Old Geezers Out to Lunch

Old Geezers Out to Lunch
The Geezers Emeritus through history: The Mathematician™, Dr. Golf™, The Professor™, and Mercurious™

Saturday, January 5, 2013

12 Signs That You're Nearing the Geezer Years

Once men make peace with being middle aged, there comes a point when they begin to suspect the onset of approaching Geezerhood. To the truly conscious, it is quite evident when that occurs, but alas, few of us are really that self-awere. Never fear: Assembled by the Council of Geezers (a newly recognized organization), here are 12 signs that Geezerhood is upon you. Recognizing yourself in any one of these allows you to apply for membership in the club.

Keep going...lower....lower....
1. When an on-line account asks you to define your birth year during registration, you now need to scroll nearly to the bottom of the drop-down list to find it. Startled, you realize you were born barely 10 years after World War 2.

2. You prefer your E-book reader not because it's cool technology, but because you can set the print large enough to read without glasses.

3.  Your wife rubs her palm in the center of your back in the middle of the night not because she's feeling frisky, but because you're not snoring and she's checking to make sure you're still breathing.

4. You check your 401k account balances weekly, and you genuinely understand the concept of "equity." You actually fret over the question "Bonds or stocks?"

Robert Plant: Lead singer of Led Zeppelin,
and Geezer extraordinaire
5. The Kennedy Center Honors programs has become much hipper in recent years, obviously.
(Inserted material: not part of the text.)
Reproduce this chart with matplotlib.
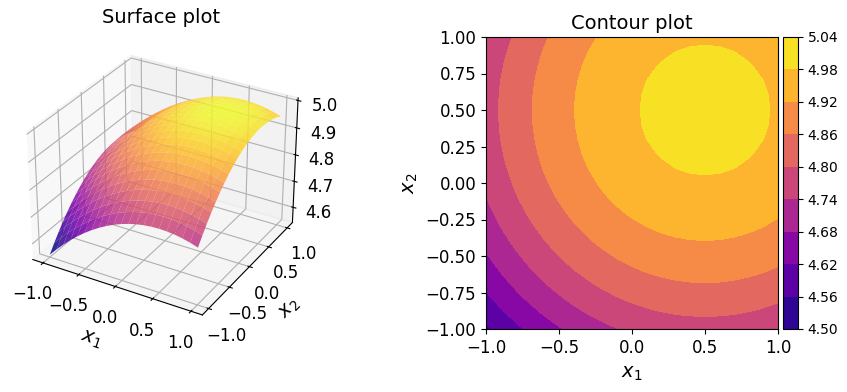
import numpy as np
import matplotlib
matplotlib.use('Agg')
import matplotlib.pyplot as plt

x1_values = [-1.0, -0.9, -0.8, -0.7, -0.6, -0.5, -0.4, -0.3, -0.2, -0.1, 0.0,
             0.1, 0.2, 0.3, 0.4, 0.5, 0.6, 0.7, 0.8, 0.9, 1.0]
x2_values = [-1.0, -0.9, -0.8, -0.7, -0.6, -0.5, -0.4, -0.3, -0.2, -0.1, 0.0,
             0.1, 0.2, 0.3, 0.4, 0.5, 0.6, 0.7, 0.8, 0.9, 1.0]

# estimated from the contour bands, one row per x2
z_values = [
    [4.550, 4.579, 4.606, 4.631, 4.654, 4.675, 4.694, 4.711, 4.726, 4.739, 4.750, 4.759, 4.766, 4.771, 4.774, 4.775, 4.774, 4.771, 4.766, 4.759, 4.750],
    [4.579, 4.608, 4.635, 4.660, 4.683, 4.704, 4.723, 4.740, 4.755, 4.768, 4.779, 4.788, 4.795, 4.800, 4.803, 4.804, 4.803, 4.800, 4.795, 4.788, 4.779],
    [4.606, 4.635, 4.662, 4.687, 4.710, 4.731, 4.750, 4.767, 4.782, 4.795, 4.806, 4.815, 4.822, 4.827, 4.830, 4.831, 4.830, 4.827, 4.822, 4.815, 4.806],
    [4.631, 4.660, 4.687, 4.712, 4.735, 4.756, 4.775, 4.792, 4.807, 4.820, 4.831, 4.840, 4.847, 4.852, 4.855, 4.856, 4.855, 4.852, 4.847, 4.840, 4.831],
    [4.654, 4.683, 4.710, 4.735, 4.758, 4.779, 4.798, 4.815, 4.830, 4.843, 4.854, 4.863, 4.870, 4.875, 4.878, 4.879, 4.878, 4.875, 4.870, 4.863, 4.854],
    [4.675, 4.704, 4.731, 4.756, 4.779, 4.800, 4.819, 4.836, 4.851, 4.864, 4.875, 4.884, 4.891, 4.896, 4.899, 4.900, 4.899, 4.896, 4.891, 4.884, 4.875],
    [4.694, 4.723, 4.750, 4.775, 4.798, 4.819, 4.838, 4.855, 4.870, 4.883, 4.894, 4.903, 4.910, 4.915, 4.918, 4.919, 4.918, 4.915, 4.910, 4.903, 4.894],
    [4.711, 4.740, 4.767, 4.792, 4.815, 4.836, 4.855, 4.872, 4.887, 4.900, 4.911, 4.920, 4.927, 4.932, 4.935, 4.936, 4.935, 4.932, 4.927, 4.920, 4.911],
    [4.726, 4.755, 4.782, 4.807, 4.830, 4.851, 4.870, 4.887, 4.902, 4.915, 4.926, 4.935, 4.942, 4.947, 4.950, 4.951, 4.950, 4.947, 4.942, 4.935, 4.926],
    [4.739, 4.768, 4.795, 4.820, 4.843, 4.864, 4.883, 4.900, 4.915, 4.928, 4.939, 4.948, 4.955, 4.960, 4.963, 4.964, 4.963, 4.960, 4.955, 4.948, 4.939],
    [4.750, 4.779, 4.806, 4.831, 4.854, 4.875, 4.894, 4.911, 4.926, 4.939, 4.950, 4.959, 4.966, 4.971, 4.974, 4.975, 4.974, 4.971, 4.966, 4.959, 4.950],
    [4.759, 4.788, 4.815, 4.840, 4.863, 4.884, 4.903, 4.920, 4.935, 4.948, 4.959, 4.968, 4.975, 4.980, 4.983, 4.984, 4.983, 4.980, 4.975, 4.968, 4.959],
    [4.766, 4.795, 4.822, 4.847, 4.870, 4.891, 4.910, 4.927, 4.942, 4.955, 4.966, 4.975, 4.982, 4.987, 4.990, 4.991, 4.990, 4.987, 4.982, 4.975, 4.966],
    [4.771, 4.800, 4.827, 4.852, 4.875, 4.896, 4.915, 4.932, 4.947, 4.960, 4.971, 4.980, 4.987, 4.992, 4.995, 4.996, 4.995, 4.992, 4.987, 4.980, 4.971],
    [4.774, 4.803, 4.830, 4.855, 4.878, 4.899, 4.918, 4.935, 4.950, 4.963, 4.974, 4.983, 4.990, 4.995, 4.998, 4.999, 4.998, 4.995, 4.990, 4.983, 4.974],
    [4.775, 4.804, 4.831, 4.856, 4.879, 4.900, 4.919, 4.936, 4.951, 4.964, 4.975, 4.984, 4.991, 4.996, 4.999, 5.000, 4.999, 4.996, 4.991, 4.984, 4.975],
    [4.774, 4.803, 4.830, 4.855, 4.878, 4.899, 4.918, 4.935, 4.950, 4.963, 4.974, 4.983, 4.990, 4.995, 4.998, 4.999, 4.998, 4.995, 4.990, 4.983, 4.974],
    [4.771, 4.800, 4.827, 4.852, 4.875, 4.896, 4.915, 4.932, 4.947, 4.960, 4.971, 4.980, 4.987, 4.992, 4.995, 4.996, 4.995, 4.992, 4.987, 4.980, 4.971],
    [4.766, 4.795, 4.822, 4.847, 4.870, 4.891, 4.910, 4.927, 4.942, 4.955, 4.966, 4.975, 4.982, 4.987, 4.990, 4.991, 4.990, 4.987, 4.982, 4.975, 4.966],
    [4.759, 4.788, 4.815, 4.840, 4.863, 4.884, 4.903, 4.920, 4.935, 4.948, 4.959, 4.968, 4.975, 4.980, 4.983, 4.984, 4.983, 4.980, 4.975, 4.968, 4.959],
    [4.750, 4.779, 4.806, 4.831, 4.854, 4.875, 4.894, 4.911, 4.926, 4.939, 4.950, 4.959, 4.966, 4.971, 4.974, 4.975, 4.974, 4.971, 4.966, 4.959, 4.950],
]

contour_levels = [4.50, 4.56, 4.62, 4.68, 4.74, 4.80, 4.86, 4.92, 4.98, 5.04]
z_ticks = [4.6, 4.7, 4.8, 4.9, 5.0]
xy_ticks = [-1.0, -0.5, 0.0, 0.5, 1.0]
contour_ticks = [-1.0, -0.75, -0.5, -0.25, 0.0, 0.25, 0.5, 0.75, 1.0]

X1, X2 = np.meshgrid(x1_values, x2_values)
Z = np.array(z_values)

fig = plt.figure(figsize=(8.47, 3.92), dpi=100)

# Surface plot
ax1 = fig.add_axes([0.0, 0.148, 0.38, 0.77], projection='3d')
ax1.plot_surface(X1, X2, Z, cmap='plasma', alpha=0.85, rstride=1, cstride=1)
ax1.set_title('Surface plot', fontsize=14, y=1.09)
ax1.set_xlabel('$x_1$', fontsize=14, labelpad=6)
ax1.set_ylabel('$x_2$', fontsize=14, labelpad=6)
ax1.set_xticks(xy_ticks)
ax1.set_yticks(xy_ticks)
ax1.set_zticks(z_ticks)
ax1.tick_params(labelsize=12)

# Contour plot
ax2 = fig.add_axes([486 / 847, 1 - 329 / 392, 292 / 847, 292 / 392])
cs = ax2.contourf(X1, X2, Z, levels=contour_levels, cmap='plasma')
ax2.set_title('Contour plot', fontsize=14)
ax2.set_xlabel('$x_1$', fontsize=14, labelpad=5)
ax2.set_ylabel('$x_2$', fontsize=14)
ax2.set_xticks(xy_ticks)
ax2.set_yticks(contour_ticks)
ax2.tick_params(labelsize=12)

cax = fig.add_axes([783 / 847, 1 - 329 / 392, 15 / 847, 292 / 392])
cbar = fig.colorbar(cs, cax=cax, ticks=contour_levels)
cbar.ax.set_yticklabels(['%.2f' % v for v in contour_levels])
cbar.ax.tick_params(labelsize=10)

plt.savefig('out.png', dpi=100)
Once mired in the likes of Martha Graham, Helen Hayes, and Jimmy Cagney, the program now has the great good sense to honor Springsteen, Dylan, David Letterman, and Led Zeppelin.

6. Your kids no longer treat you like stern gods, and you have also passed through the period where you're a moron;  they now interact with you like regular people.  Enjoy it: the tolerant pity phase is just down the road.

7. On cable television, the History Channel, Discovery, and the Weather Channel  are far more interesting than HBO or Showtime. You'd rather watch "Hoarders" and  "Pawn Stars" than "Breaking Bad" and "Mad Men."  Everglades pythons exploding after they swallow alligators is more intriguing than bare boobies on "Boardwalk Empire."

8. "Spam" for you will always be a suspicious canned meat from the Hormel meat company. You've given up trying to understand the other kind of spam, or why we should be scared of it.


9. Having sex on the floor no longer has any appeal whatsoever. And man-on-bottom is preferred  for a single reason: it's easy on the back.

10. When you exercise or work hard, the sweat soaking through your sweatshirt radiates out from your navel area, not your pectoral muscles. And you've now forgotten just when it was that your waist measurement began to exceed your inseam. You now understand those poor guys who cinch their trouser belts up at a point just below the armpits.

"Hey, buddy, wanna score
some primo Kava? Cocktailhour
without the hangover."
11. Rather than knowing all the different types of marijuana currently in circulation, you are now knowledgeable about the natural herbal cures for prostate trouble, high cholesterol, jet lag. You get your stash at Whole Foods, not at the northwest corner of Franklin St. & Chicago Avenue on Saturday night.

"Wasn't me. Was it you?"
12. When standing at a urinal in a public restroom, you no longer have the muscle control necessary to hold back flatulence while peeing: it's all or nothing. And you're not really very embarrassed about it.